[Begin]
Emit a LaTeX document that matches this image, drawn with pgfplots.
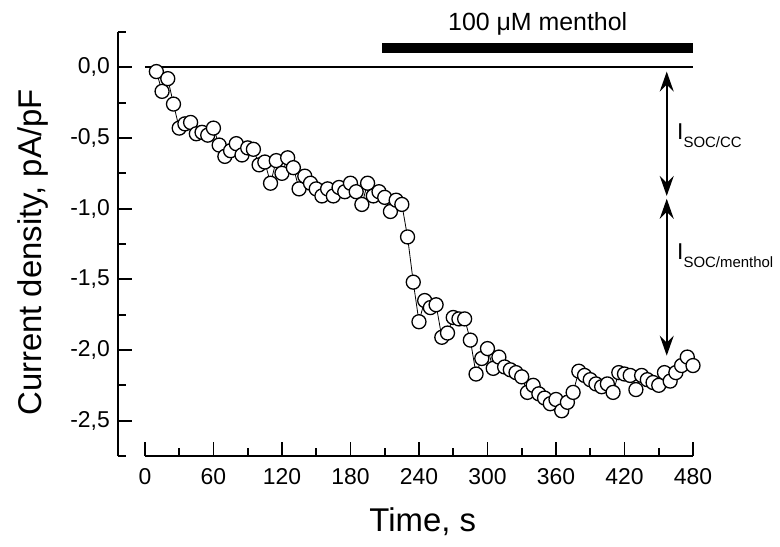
[End]
[Begin]
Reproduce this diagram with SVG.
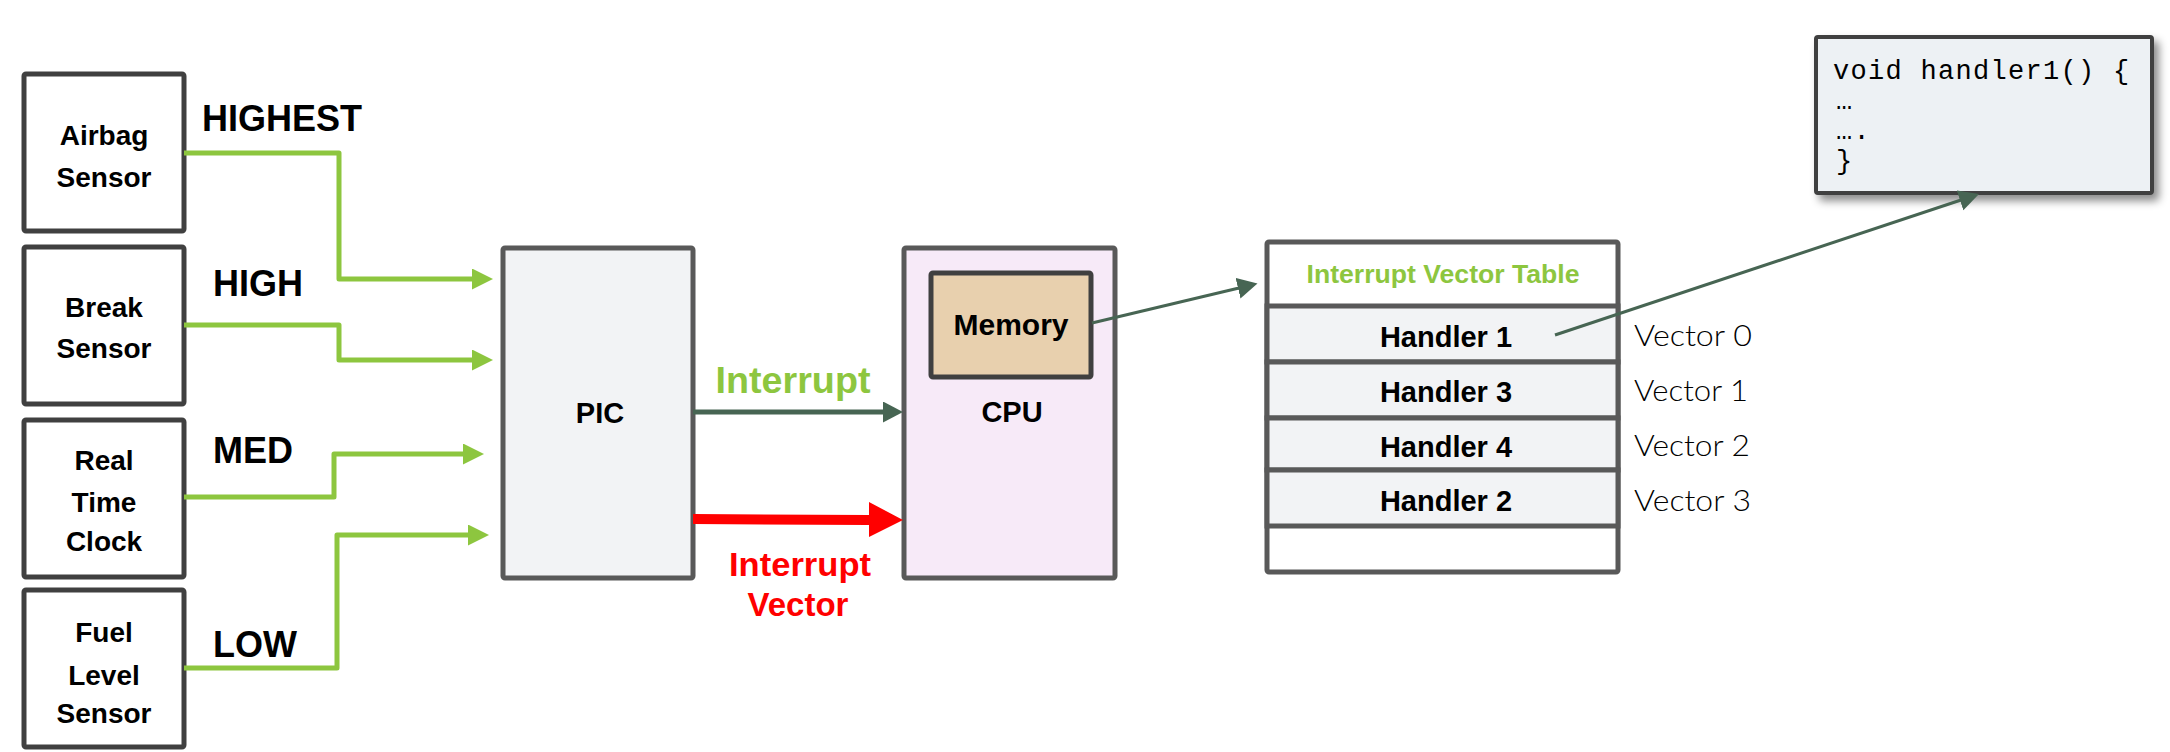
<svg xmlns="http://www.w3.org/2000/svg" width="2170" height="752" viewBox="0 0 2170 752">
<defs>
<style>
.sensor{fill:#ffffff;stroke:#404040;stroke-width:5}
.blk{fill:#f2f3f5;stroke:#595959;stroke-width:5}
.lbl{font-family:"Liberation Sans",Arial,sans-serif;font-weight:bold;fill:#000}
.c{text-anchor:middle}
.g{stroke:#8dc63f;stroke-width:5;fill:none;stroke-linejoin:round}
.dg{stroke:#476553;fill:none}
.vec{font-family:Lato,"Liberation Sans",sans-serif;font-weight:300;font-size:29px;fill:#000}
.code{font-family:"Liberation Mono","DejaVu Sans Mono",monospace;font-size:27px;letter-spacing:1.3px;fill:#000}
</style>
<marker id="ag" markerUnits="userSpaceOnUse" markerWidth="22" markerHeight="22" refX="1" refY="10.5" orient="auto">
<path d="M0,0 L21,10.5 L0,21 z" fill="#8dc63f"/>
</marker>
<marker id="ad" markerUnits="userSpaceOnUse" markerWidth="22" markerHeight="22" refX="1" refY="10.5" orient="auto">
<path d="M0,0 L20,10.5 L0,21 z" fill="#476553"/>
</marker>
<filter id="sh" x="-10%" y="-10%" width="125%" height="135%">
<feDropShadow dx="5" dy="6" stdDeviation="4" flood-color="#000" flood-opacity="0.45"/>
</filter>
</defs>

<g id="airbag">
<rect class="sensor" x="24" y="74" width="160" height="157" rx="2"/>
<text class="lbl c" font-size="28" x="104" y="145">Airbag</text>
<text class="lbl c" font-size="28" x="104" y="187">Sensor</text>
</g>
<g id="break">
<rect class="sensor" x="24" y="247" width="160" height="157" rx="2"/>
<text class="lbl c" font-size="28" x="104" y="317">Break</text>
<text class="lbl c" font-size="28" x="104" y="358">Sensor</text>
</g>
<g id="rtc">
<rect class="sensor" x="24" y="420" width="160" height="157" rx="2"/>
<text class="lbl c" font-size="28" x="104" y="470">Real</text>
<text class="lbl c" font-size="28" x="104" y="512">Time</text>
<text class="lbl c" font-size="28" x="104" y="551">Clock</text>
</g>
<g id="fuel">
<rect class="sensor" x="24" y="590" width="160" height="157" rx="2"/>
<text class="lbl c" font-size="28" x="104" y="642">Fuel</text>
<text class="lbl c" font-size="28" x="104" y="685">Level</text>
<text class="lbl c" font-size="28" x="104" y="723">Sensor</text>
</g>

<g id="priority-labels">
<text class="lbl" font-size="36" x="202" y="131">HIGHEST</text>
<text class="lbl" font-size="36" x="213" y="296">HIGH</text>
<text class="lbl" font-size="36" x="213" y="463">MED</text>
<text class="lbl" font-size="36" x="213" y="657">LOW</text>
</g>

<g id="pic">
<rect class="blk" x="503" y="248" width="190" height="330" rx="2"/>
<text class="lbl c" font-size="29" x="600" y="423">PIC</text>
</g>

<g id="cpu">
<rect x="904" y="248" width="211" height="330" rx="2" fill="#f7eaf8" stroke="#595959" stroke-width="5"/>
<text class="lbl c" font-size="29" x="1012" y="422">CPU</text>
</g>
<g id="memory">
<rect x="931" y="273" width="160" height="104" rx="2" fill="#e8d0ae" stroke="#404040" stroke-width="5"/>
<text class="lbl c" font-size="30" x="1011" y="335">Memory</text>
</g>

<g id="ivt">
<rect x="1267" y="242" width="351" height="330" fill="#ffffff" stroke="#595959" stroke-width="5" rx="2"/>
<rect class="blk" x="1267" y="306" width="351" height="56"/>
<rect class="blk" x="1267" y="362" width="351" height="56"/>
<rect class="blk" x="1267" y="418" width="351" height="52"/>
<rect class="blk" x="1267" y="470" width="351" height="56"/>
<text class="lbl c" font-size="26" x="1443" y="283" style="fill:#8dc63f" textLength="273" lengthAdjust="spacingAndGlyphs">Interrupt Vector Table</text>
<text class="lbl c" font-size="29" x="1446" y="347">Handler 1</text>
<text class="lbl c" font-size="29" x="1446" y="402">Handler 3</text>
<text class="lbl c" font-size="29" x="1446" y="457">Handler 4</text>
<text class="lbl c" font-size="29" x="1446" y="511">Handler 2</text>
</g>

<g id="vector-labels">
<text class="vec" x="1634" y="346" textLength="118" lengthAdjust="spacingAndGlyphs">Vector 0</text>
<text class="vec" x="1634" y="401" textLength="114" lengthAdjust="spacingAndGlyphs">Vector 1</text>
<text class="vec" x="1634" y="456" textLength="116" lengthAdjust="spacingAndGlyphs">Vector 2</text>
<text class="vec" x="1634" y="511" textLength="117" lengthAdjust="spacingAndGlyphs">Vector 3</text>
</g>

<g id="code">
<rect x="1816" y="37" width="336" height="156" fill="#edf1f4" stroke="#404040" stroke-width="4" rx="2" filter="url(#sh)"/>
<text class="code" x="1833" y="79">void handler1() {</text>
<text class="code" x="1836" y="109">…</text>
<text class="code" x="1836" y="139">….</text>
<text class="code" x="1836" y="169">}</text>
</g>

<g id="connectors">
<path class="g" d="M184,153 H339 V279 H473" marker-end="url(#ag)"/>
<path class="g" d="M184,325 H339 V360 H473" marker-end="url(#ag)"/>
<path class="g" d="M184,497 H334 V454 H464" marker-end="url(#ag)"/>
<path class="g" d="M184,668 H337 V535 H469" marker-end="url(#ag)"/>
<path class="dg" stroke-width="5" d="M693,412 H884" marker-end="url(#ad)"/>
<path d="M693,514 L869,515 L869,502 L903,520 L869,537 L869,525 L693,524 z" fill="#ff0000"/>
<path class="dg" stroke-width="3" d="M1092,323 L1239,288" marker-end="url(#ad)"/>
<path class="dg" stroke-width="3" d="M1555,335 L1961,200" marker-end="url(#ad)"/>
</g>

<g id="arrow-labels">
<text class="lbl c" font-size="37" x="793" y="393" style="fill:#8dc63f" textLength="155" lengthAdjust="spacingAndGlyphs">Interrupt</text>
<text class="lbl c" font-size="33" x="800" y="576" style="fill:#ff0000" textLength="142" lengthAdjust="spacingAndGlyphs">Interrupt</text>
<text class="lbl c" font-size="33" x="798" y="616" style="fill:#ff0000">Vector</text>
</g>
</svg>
[End]
■ TO BE DONE:
Tell how many lines of the data above hold the string "this". Give only the number.

■ FINAL RESULT:
2